:: EXERCISE GOAL ::
Retype nothing but the lines from the start of the material up to and including the line with "const categories = ['Generación". Pictures don't belong in the copy.

:: COLLECTED DATA ::

-- BEGIN --

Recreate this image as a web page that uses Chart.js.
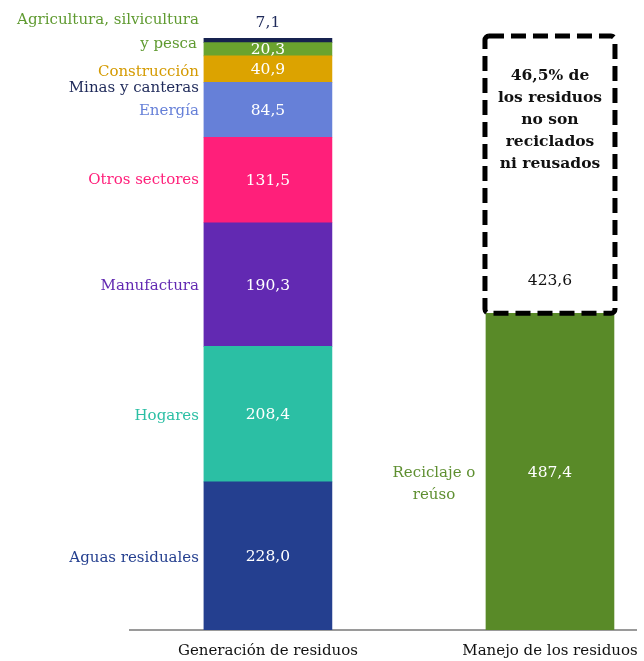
<!DOCTYPE html>
<html>
<head>
<meta charset="utf-8">
<script src="https://cdn.jsdelivr.net/npm/chart.js@4.4.1/dist/chart.umd.min.js"></script>
<style>
  body { margin: 0; background: #fff; }
  #wrap { width: 644px; height: 661px; position: relative; }
</style>
</head>
<body>
<div id="wrap"><canvas id="chart"></canvas></div>
<script>
// Categories on the x axis
const categories = ['Generación de residuos', 'Manejo de los residuos'];

// Waste generation by sector (bottom to top)
const sectorNames = [
    ['Aguas residuales'],
    ['Hogares'],
    ['Manufactura'],
    ['Otros sectores'],
    ['Energía'],
    ['Construcción'],
    ['Agricultura, silvicultura', 'y pesca'],
    ['Minas y canteras']
];
const sectorValues = [228.0, 208.4, 190.3, 131.5, 84.5, 40.9, 20.3, 7.1];

// Waste management
const managementNames = [['Reciclaje o', 'reúso'], ['']];
const managementValues = [487.4, 423.6];
const boxNote = ['46,5% de', 'los residuos', 'no son', 'reciclados', 'ni reusados'];

// styles
const sectorColors = ['#243f8f', '#2bbfa4', '#6229b2', '#ff1f7a', '#6680d8', '#dca300', '#6aa32e', '#17224f'];
const sectorTextColors = ['#243f8f', '#2bbfa4', '#6229b2', '#ff1f7a', '#6680d8', '#d49a00', '#5f9a30', '#1f2a5a'];
// label nudges for the thin top segments
const nameNudge = [2, 2, 2, 0, 1, 3, -29, 48];
const valueNudge = [1, 1, 1, 1, 1, 1, 1, -17];

const FONT = '"DejaVu Serif", serif';

function fmt(v) {
    return v.toFixed(1).replace('.', ',');
}

const datasets = [];
sectorValues.forEach((v, i) => {
    datasets.push({
        label: sectorNames[i].join(' '),
        data: [{ x: 0, y: v }],
        backgroundColor: sectorColors[i],
        names: sectorNames[i],
        textColor: sectorTextColors[i],
        valueColor: i === 7 ? '#1f2a5a' : '#ffffff',
        nameNudge: nameNudge[i],
        valueNudge: valueNudge[i],
        nameAlign: 'right'
    });
});
datasets.push({
    label: 'Reciclaje o reúso',
    data: [{ x: 1, y: managementValues[0] }],
    backgroundColor: '#598a28',
    names: managementNames[0],
    textColor: '#5e8f30',
    valueColor: '#ffffff',
    nameNudge: 12,
    valueNudge: 1,
    nameAlign: 'center'
});
datasets.push({
    label: 'No reciclados',
    data: [{ x: 1, y: managementValues[1] }],
    backgroundColor: '#ffffff',
    names: managementNames[1],
    valueColor: '#111111',
    dashedBox: true,
    valueNudge: 105
});

const labelPlugin = {
    id: 'segLabels',
    afterDatasetsDraw(chart) {
        const ctx = chart.ctx;
        ctx.save();
        chart.data.datasets.forEach((ds, i) => {
            const el = chart.getDatasetMeta(i).data[0];
            if (!el) return;
            const top = Math.min(el.y, el.base);
            const bottom = Math.max(el.y, el.base);
            const left = el.x - el.width / 2;
            const mid = (top + bottom) / 2;

            if (ds.dashedBox) {
                ctx.strokeStyle = '#000';
                ctx.lineWidth = 5;
                ctx.setLineDash([15, 7]);
                ctx.beginPath();
                ctx.roundRect(left - 1, top - 2, el.width + 2, bottom - top + 2, 4);
                ctx.stroke();
                ctx.setLineDash([]);
                ctx.fillStyle = '#111';
                ctx.font = 'bold 15.5px ' + FONT;
                ctx.textAlign = 'center';
                ctx.textBaseline = 'middle';
                boxNote.forEach((line, k) => {
                    ctx.fillText(line, el.x, top + 38 + k * 22);
                });
            }

            // value
            ctx.font = '15.5px ' + FONT;
            ctx.fillStyle = ds.valueColor;
            ctx.textAlign = 'center';
            ctx.textBaseline = 'middle';
            ctx.fillText(fmt(ds.data[0].y), el.x, mid + ds.valueNudge);

            // name
            if (ds.names && ds.names[0]) {
                ctx.font = '15px ' + FONT;
                ctx.fillStyle = ds.textColor;
                ctx.textAlign = ds.nameAlign;
                const nx = ds.nameAlign === 'right' ? left - 5 : left - 52;
                const n = ds.names.length;
                ds.names.forEach((line, k) => {
                    const y = ds.nameAlign === 'right'
                        ? mid + ds.nameNudge + k * 24
                        : mid + ds.nameNudge + (k - (n - 1) / 2) * 22;
                    ctx.fillText(line, nx - (ds.nameAlign === 'right' && k > 0 ? 2 : 0), y);
                });
            }
        });
        ctx.restore();
    }
};

new Chart(document.getElementById('chart'), {
    type: 'bar',
    data: { datasets: datasets },
    options: {
        responsive: true,
        maintainAspectRatio: false,
        animation: false,
        layout: { padding: { top: 38, left: 130, right: 8, bottom: 2 } },
        plugins: { legend: { display: false }, tooltip: { enabled: false } },
        datasets: { bar: { barThickness: 128 } },
        scales: {
            x: {
                type: 'linear',
                stacked: true,
                offset: false,
                min: -0.489,
                max: 1.305,
                afterBuildTicks: scale => {
                    scale.ticks = [{ value: 0 }, { value: 1 }];
                },
                afterFit: scale => {
                    scale.paddingLeft = 0;
                    scale.paddingRight = 0;
                    scale.height = 29;
                },
                grid: { display: false, drawTicks: false },
                border: { color: '#9a9a9a', width: 2 },
                ticks: {
                    autoSkip: false,
                    maxRotation: 0,
                    padding: 12,
                    color: '#111',
                    font: { family: FONT, size: 15 },
                    callback: v => categories[v]
                }
            },
            y: {
                stacked: true,
                display: false,
                min: 0,
                max: 911
            }
        }
    },
    plugins: [labelPlugin]
});
</script>
</body>
</html>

-- END --

:: THE COMPLETED TASK ::
Recreate this image as a web page that uses Chart.js.
<!DOCTYPE html>
<html>
<head>
<meta charset="utf-8">
<script src="https://cdn.jsdelivr.net/npm/chart.js@4.4.1/dist/chart.umd.min.js"></script>
<style>
  body { margin: 0; background: #fff; }
  #wrap { width: 644px; height: 661px; position: relative; }
</style>
</head>
<body>
<div id="wrap"><canvas id="chart"></canvas></div>
<script>
// Categories on the x axis
const categories = ['Generación de residuos', 'Manejo de los residuos'];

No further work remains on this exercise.